Cameroon’s government broke its silence on the state of anglophone separatist leaders arrested in Nigeria and transferred to Cameroon in early January 2018, on Tuesday, in an interview with the RFI English service.
“All of them are doing very well, all of them are in very good health, all of them are enjoying whatever is enshrined in our constitution,” said Issa Tchiroma Bakary, Cameroon’s government spokesperson.
“They’re enjoying all of their rights,” said Bakary, in a telephone interview. “When all the investigations are completed, they will be charged and brought to book,” he added.
Followers of the detained separatists hold that their lawyers have not been given access to their clients; the Minister addressed that point by saying that whatever processes are ongoing are within the laws of the country.
He accused the detainees of being the brain behind all the chaos that has rocked the Anglophone regions of the country. “They’re engineering, they’re masterminding all what is taking place in the country – assassinations, burning public institutions – you cannot imagine the kind of ordeal our population are submitted to in the northwest and southwest, and they are at the helm,” Bakary went on.

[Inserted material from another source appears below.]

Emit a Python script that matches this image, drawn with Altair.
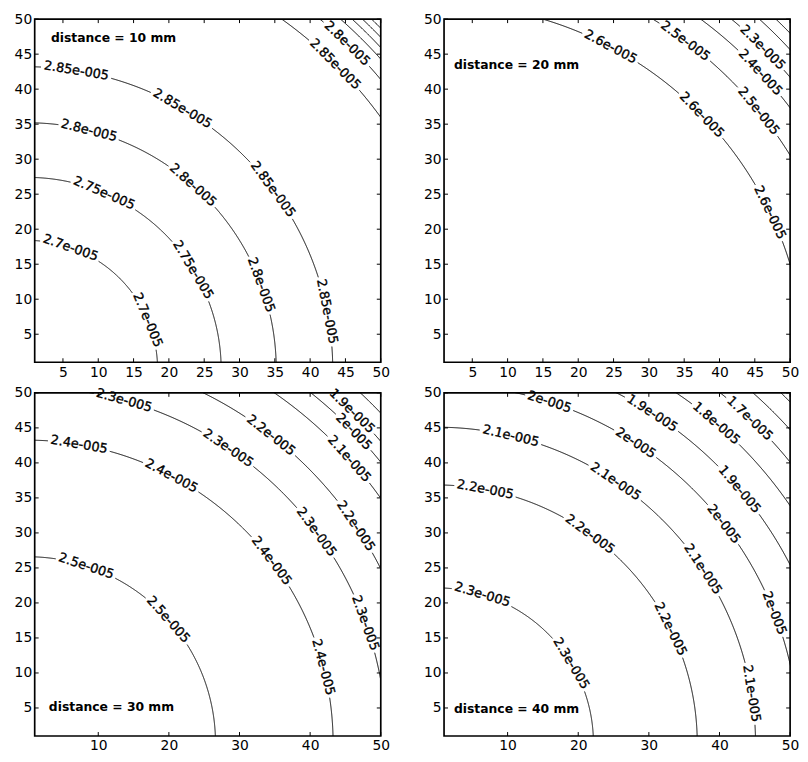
import math
import altair as alt
import pandas as pd

# ---------------- data ----------------
X_TICKS_TOP_ROW = [5, 10, 15, 20, 25, 30, 35, 40, 45, 50]
X_TICKS_BOTTOM_ROW = [10, 20, 30, 40, 50]
Y_TICKS = [5, 10, 15, 20, 25, 30, 35, 40, 45, 50]

PANEL_TITLES = ["distance = 10 mm", "distance = 20 mm", "distance = 30 mm", "distance = 40 mm"]
TITLE_X = [3.3, 2.4, 3.0, 2.4]
TITLE_Y = [47.3, 43.5, 5.1, 4.9]

# contour levels (label text), radius of each quarter-circle contour, label positions (angle in deg)
P1_LEVELS = ["2.7e-005", "2.75e-005", "2.8e-005", "2.85e-005", "2.85e-005", "2.8e-005", "", "", "", ""]
P1_RADII = [18.4, 27.4, 35.2, 43.2, 61.6, 64.9, 66.8, 67.9, 68.9, 69.8]
P1_LABEL_ANGLES = [[70.7, 22.5], [66.7, 31.2], [75.7, 48.3, 20.0], [80.8, 59.5, 36.5, 11.0],
                   [45.0], [45.8], [], [], [], []]

P2_LEVELS = ["2.6e-005", "2.5e-005", "2.4e-005", "2.3e-005", "", ""]
P2_RADII = [52.2, 58.6, 62.4, 65.1, 67.7, 69.3]
P2_LABEL_ANGLES = [[61.9, 44.1, 25.4], [53.1, 39.0], [42.8], [44.9], [], []]

P3_LEVELS = ["2.5e-005", "2.4e-005", "2.3e-005", "2.2e-005", "2.1e-005", "2e-005", "1.9e-005", ""]
P3_RADII = [26.6, 43.25, 50.8, 55.85, 61.0, 64.1, 66.0, 68.7]
P3_LABEL_ANGLES = [[71.8, 41.5], [80.3, 61.9, 37.0, 14.5], [74.4, 56.0, 36.4, 19.7],
                   [51.9, 33.7], [41.7], [43.9], [45.9], []]

P4_LEVELS = ["2.3e-005", "2.2e-005", "2.1e-005", "2e-005", "1.9e-005", "1.8e-005", "1.7e-005", "", ""]
P4_RADII = [22.15, 36.85, 45.1, 51.25, 56.1, 60.4, 64.1, 67.1, 69.8]
P4_LABEL_ANGLES = [[73.1, 30.9], [79.3, 54.0, 26.2], [76.6, 55.9, 33.4, 9.0],
                   [71.9, 56.7, 37.6, 21.2], [57.1, 40.2], [49.1], [46.3], [], []]

# ---------------- styling ----------------
FONT = "DejaVu Sans"
W, H = 350, 347
DOMAIN = [1, 50]
LABEL_SIZE = 13
TICK_FONT = 14
TITLE_SIZE = 12.5
TICK_LEN = 4
PX_PER_UNIT = W / (DOMAIN[1] - DOMAIN[0])
CHAR_W = {".": 0.318, "-": 0.361, "e": 0.615}


def text_len(s):
    return sum(CHAR_W.get(c, 0.636) for c in s) * LABEL_SIZE


def contour_frames(levels, radii, label_angles):
    line_rows, label_rows = [], []
    seg = 0
    for lev, r, angs in zip(levels, radii, label_angles):
        gaps = []
        for a in angs:
            half = (text_len(lev) / 2 + 2.5) / (PX_PER_UNIT * r)
            t = math.radians(a)
            gaps.append((t - half, t + half))
            label_rows.append({"x": r * math.cos(t), "y": r * math.sin(t),
                               "text": lev, "ang": 90 - a})
        n = 900
        prev = False
        for i in range(n + 1):
            t = math.pi / 2 * i / n
            x, y = r * math.cos(t), r * math.sin(t)
            ok = (-1 <= x <= 52) and (-1 <= y <= 52) and not any(g0 < t < g1 for g0, g1 in gaps)
            if ok:
                if not prev:
                    seg += 1
                line_rows.append({"x": x, "y": y, "seg": seg, "ord": i})
            prev = ok
    return pd.DataFrame(line_rows), pd.DataFrame(label_rows)


def panel(levels, radii, label_angles, xticks, title, tx, ty):
    lines, labels = contour_frames(levels, radii, label_angles)
    xs = alt.Scale(domain=DOMAIN, nice=False, zero=False)
    ys = alt.Scale(domain=DOMAIN, nice=False, zero=False)

    def X(field):
        return alt.X(field, type="quantitative", scale=xs, title=None,
                     axis=alt.Axis(values=xticks, labelOverlap=False, labelFlush=False,
                                   labelFontSize=TICK_FONT, labelFont=FONT, labelColor="black",
                                   ticks=False, domain=False, grid=False, labelPadding=3))

    def Y(field):
        return alt.Y(field, type="quantitative", scale=ys, title=None,
                     axis=alt.Axis(values=Y_TICKS, labelOverlap=False, labelFlush=False,
                                   labelFontSize=TICK_FONT, labelFont=FONT, labelColor="black",
                                   ticks=False, domain=False, grid=False, labelPadding=3))

    line_layer = alt.Chart(lines).mark_line(color="black", strokeWidth=1, clip=True).encode(
        x=X("x"), y=Y("y"), detail="seg:N", order="ord:Q",
    )
    label_layer = alt.Chart(labels).mark_text(
        font=FONT, fontSize=LABEL_SIZE, fill="black", stroke="black", strokeWidth=0.35,
        baseline="middle", align="center"
    ).encode(
        x=X("x"), y=Y("y"), text="text:N",
        angle=alt.Angle("ang:Q", scale=None),
    )
    xt = pd.DataFrame({"x": xticks})
    yt = pd.DataFrame({"y": Y_TICKS})
    tick_bottom = alt.Chart(xt).mark_rule(color="black", strokeWidth=1).encode(
        x=X("x"), y=alt.value(H), y2=alt.value(H - TICK_LEN))
    tick_top = alt.Chart(xt).mark_rule(color="black", strokeWidth=1).encode(
        x=X("x"), y=alt.value(0), y2=alt.value(TICK_LEN))
    tick_left = alt.Chart(yt).mark_rule(color="black", strokeWidth=1).encode(
        y=Y("y"), x=alt.value(0), x2=alt.value(TICK_LEN))
    tick_right = alt.Chart(yt).mark_rule(color="black", strokeWidth=1).encode(
        y=Y("y"), x=alt.value(W), x2=alt.value(W - TICK_LEN))
    title_layer = alt.Chart(pd.DataFrame({"x": [tx], "y": [ty], "t": [title]})).mark_text(
        font=FONT, fontSize=TITLE_SIZE, fontWeight="bold", align="left", baseline="middle", color="black"
    ).encode(x=X("x"), y=Y("y"), text="t:N")

    return alt.layer(line_layer, tick_bottom, tick_top, tick_left, tick_right,
                     label_layer, title_layer).properties(width=W, height=H)


p1 = panel(P1_LEVELS, P1_RADII, P1_LABEL_ANGLES, X_TICKS_TOP_ROW, PANEL_TITLES[0], TITLE_X[0], TITLE_Y[0])
p2 = panel(P2_LEVELS, P2_RADII, P2_LABEL_ANGLES, X_TICKS_TOP_ROW, PANEL_TITLES[1], TITLE_X[1], TITLE_Y[1])
p3 = panel(P3_LEVELS, P3_RADII, P3_LABEL_ANGLES, X_TICKS_BOTTOM_ROW, PANEL_TITLES[2], TITLE_X[2], TITLE_Y[2])
p4 = panel(P4_LEVELS, P4_RADII, P4_LABEL_ANGLES, X_TICKS_BOTTOM_ROW, PANEL_TITLES[3], TITLE_X[3], TITLE_Y[3])

chart = alt.concat(p1, p2, p3, p4, columns=2, spacing={"row": 31, "column": 64}, bounds="flush").properties(
    padding={"left": 5, "top": -1, "right": 0, "bottom": 0}, background="white"
).configure_view(stroke="black", strokeWidth=1.7).configure_axis(
    ticks=False, domain=False, grid=False, labelPadding=3, labelFontSize=TICK_FONT,
    labelFont=FONT, labelColor="black", labelOverlap=False, labelFlush=False
)

chart.save("out.html", embed_options={"renderer": "svg", "actions": False})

Bakary said he had no idea what charges the separatists would face but suggested the Anglophones could face a military tribunal.
The government previously described the 47 separatists as “terrorists” when they were forcibly deported by the Nigerian government at the end of January.
The group of over 40 detainees include the known leader of the so called interim government of Ambazonia, Sissuku Ayuk Tabe. Their extradition was criticised by the United Nation who called out Nigeria for breaching international law.
The secessionists declared an independent state called Ambazonia Republic on Oct. 1, 2017. Since then, violent scenes that have resulted in loss of lives for both the secessionists and government forces, thousands have been displaced and many rendered homeless.